Thanks to several readers for pointing out that Sega AM2 have opened an official page for their forthcoming arcade driving game, OutRun 2. This sequel to the all-time classic racer, originally released way back in 1986, was unveiled at Sega's private show in Tokyo last night, and confirms earlier information that it would run on the Chihiro arcade hardware, a modified Xbox arcade board, making it a prime candidate for conversion to Microsoft's console. The game also sports licensed Ferrari cars (the F50, F250, and Testarossa), and apparently, driving 'cool' will impress the girl in the passenger seat and get you different game endings.

2 of 19 comments (clear)

  1. Arcades are a dying breed... by Man+In+Black · · Score: 2, Insightful

    The concept is good- make a console with good hardware, use it in arcades, port the same game over to the home version of the console. (Profit?!?)

    It's not really a good concept at all... once the game comes out for the console (in this case the XBox, although systems like the Dreamcast/NAOMI had the same situation), the arcade version is essentially doomed. The fact that home conversions are essentially perfect these days is completely killing arcades. If Sega really wanted to revitalize the arcade industry, they shouldn't port these games to home machines at all. But of course, they know all too well that home consoles are a much bigger market for them, so I can't imagine they'd make an arcade-only game at this point in time.

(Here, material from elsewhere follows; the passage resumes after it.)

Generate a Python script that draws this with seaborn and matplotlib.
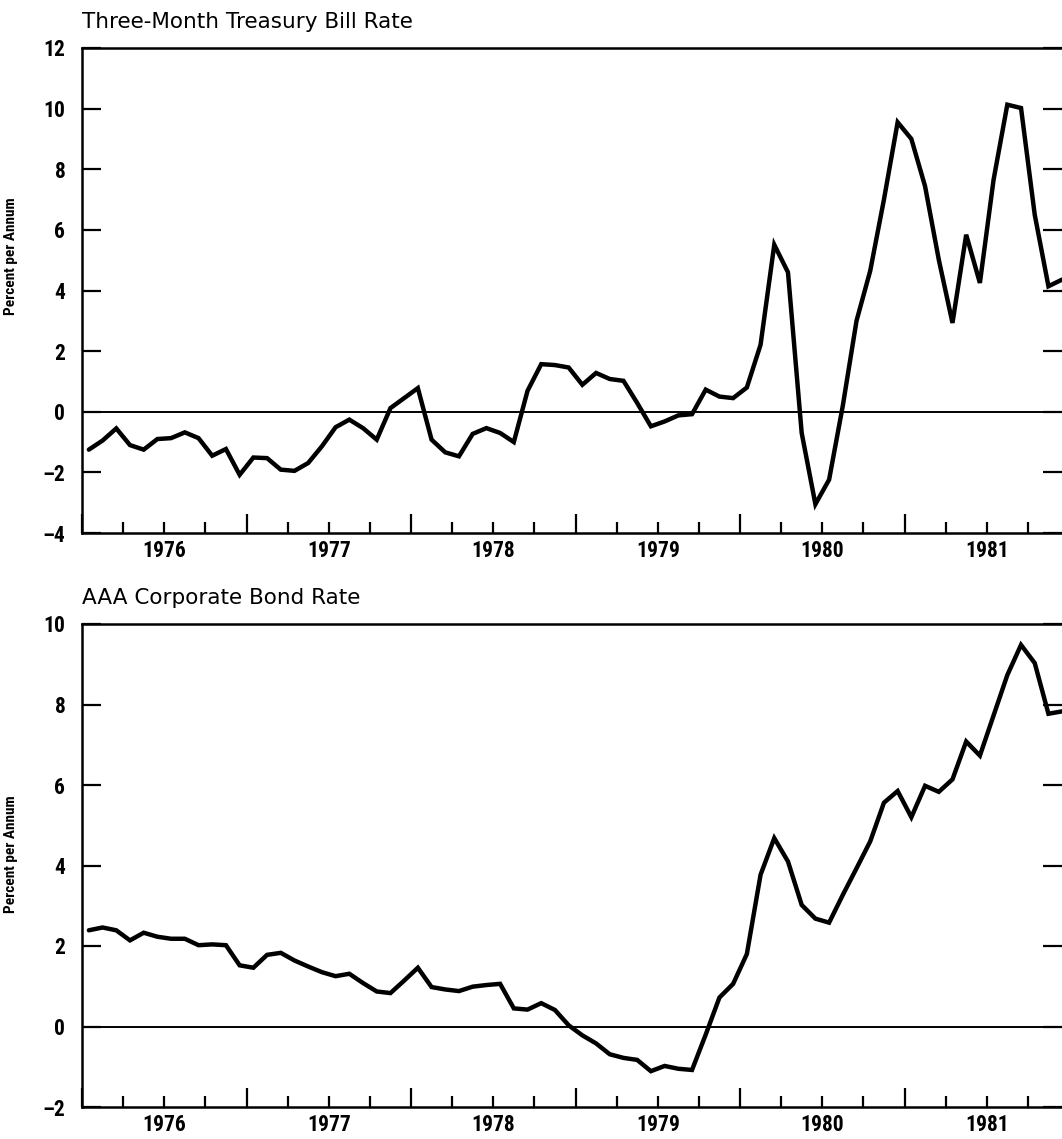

    Here's hopeing for a Gamecube port...

    --
    -"One machine can do the work of fifty ordinary men. No machine can do the work of one extraordinary man." -EH
    1. Re:Arcades are a dying breed... by ChronosX · · Score: 2, Insightful

      You're right... sort of. They shouldn't just port from the arcade to the home machine.

      I think Nintendo has the right idea. Look at what they're doing with the new version of F-Zero. Home and arcade versions, both built from gamecube hardware. You can design and build your own racer at home. Save the info on a save card. Take the save card to the arcade and race your own car. Win races in the arcade and get new car parts to take home. Now there's an idea.

      Nintendo learned a valuable lesson from Pokemon: Product integration.

      Personally, I think it's a brilliant idea. It's fun for the player and it brings in additional revenue for the big N.